Exercise prompt ::
Identify all lines below that hold "chart" and collect them.

Data ::
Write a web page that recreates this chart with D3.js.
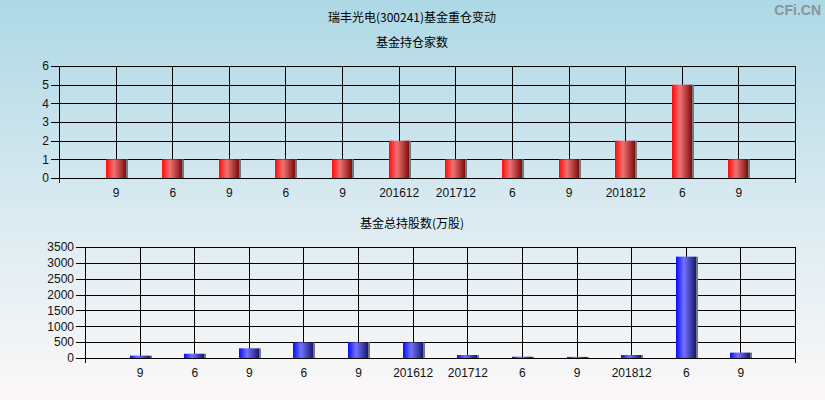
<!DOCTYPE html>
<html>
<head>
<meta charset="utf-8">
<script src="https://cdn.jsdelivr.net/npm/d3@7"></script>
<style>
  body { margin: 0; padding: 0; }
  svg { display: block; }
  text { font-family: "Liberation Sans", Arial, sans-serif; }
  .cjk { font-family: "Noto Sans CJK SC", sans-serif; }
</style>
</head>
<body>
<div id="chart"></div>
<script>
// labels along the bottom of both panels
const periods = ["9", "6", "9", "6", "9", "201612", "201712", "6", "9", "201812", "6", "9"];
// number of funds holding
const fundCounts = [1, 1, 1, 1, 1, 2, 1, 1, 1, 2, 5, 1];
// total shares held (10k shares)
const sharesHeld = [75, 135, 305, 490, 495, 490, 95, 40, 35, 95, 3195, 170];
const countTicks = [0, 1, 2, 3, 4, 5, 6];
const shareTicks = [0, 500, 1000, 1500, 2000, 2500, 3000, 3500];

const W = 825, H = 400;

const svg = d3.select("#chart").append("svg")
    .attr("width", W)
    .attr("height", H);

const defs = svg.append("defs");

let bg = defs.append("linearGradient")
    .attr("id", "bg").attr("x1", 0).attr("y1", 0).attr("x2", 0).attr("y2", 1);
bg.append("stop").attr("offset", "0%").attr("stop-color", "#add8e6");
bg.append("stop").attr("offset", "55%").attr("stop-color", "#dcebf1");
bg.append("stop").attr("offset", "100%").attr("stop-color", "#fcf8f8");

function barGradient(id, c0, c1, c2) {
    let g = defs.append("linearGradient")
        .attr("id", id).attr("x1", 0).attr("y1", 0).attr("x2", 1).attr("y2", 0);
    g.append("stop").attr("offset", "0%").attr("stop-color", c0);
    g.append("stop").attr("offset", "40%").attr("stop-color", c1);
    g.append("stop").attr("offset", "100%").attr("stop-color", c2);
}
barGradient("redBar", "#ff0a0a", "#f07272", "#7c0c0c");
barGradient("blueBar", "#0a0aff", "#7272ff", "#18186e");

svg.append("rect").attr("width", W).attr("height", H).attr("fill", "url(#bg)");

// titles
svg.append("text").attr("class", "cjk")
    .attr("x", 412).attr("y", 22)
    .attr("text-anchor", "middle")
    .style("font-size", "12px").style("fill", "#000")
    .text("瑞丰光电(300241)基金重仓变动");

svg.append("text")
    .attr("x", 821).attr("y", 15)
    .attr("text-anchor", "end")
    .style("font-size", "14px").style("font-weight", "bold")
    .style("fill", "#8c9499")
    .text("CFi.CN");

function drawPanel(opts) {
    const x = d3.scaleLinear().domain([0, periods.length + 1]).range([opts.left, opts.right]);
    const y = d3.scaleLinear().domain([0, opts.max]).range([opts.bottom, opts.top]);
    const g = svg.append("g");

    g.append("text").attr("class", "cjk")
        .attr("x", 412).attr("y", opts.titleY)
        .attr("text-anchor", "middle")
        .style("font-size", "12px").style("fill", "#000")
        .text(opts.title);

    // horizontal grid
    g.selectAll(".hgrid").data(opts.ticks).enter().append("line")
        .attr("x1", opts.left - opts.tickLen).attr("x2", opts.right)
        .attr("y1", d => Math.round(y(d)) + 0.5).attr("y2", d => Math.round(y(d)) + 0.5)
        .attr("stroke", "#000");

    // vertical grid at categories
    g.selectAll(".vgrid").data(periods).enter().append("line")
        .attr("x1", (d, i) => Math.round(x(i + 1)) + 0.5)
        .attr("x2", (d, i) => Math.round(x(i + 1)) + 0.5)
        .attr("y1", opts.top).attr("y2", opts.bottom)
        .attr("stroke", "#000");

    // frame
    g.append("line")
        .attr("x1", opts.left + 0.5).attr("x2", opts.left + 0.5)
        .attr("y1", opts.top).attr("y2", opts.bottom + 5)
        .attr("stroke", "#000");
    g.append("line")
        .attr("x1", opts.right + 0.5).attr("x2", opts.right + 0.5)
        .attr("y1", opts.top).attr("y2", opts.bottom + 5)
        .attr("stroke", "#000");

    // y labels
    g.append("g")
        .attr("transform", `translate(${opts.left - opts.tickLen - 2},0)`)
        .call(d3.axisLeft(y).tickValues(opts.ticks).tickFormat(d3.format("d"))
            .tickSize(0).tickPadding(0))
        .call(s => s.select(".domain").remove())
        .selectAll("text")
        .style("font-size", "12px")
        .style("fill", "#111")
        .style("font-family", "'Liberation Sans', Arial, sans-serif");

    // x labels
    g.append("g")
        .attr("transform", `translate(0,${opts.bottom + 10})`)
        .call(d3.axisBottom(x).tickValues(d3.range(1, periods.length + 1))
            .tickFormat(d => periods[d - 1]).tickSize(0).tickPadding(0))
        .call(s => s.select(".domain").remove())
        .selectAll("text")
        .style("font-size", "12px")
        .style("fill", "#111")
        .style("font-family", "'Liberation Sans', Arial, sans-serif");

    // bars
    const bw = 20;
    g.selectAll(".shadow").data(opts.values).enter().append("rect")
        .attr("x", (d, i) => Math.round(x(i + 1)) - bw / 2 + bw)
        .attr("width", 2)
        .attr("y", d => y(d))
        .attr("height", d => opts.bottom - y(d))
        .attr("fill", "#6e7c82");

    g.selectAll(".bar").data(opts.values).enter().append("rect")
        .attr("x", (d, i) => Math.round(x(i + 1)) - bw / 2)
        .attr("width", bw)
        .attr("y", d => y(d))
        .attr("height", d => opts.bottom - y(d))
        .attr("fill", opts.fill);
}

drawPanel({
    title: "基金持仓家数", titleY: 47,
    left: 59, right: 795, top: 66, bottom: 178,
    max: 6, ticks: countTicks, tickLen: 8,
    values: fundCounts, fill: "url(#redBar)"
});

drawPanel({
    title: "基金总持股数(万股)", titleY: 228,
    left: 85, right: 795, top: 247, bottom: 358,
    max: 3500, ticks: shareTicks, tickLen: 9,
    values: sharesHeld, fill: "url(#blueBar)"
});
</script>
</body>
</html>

Final result ::
Write a web page that recreates this chart with D3.js.
<div id="chart"></div>
const svg = d3.select("#chart").append("svg")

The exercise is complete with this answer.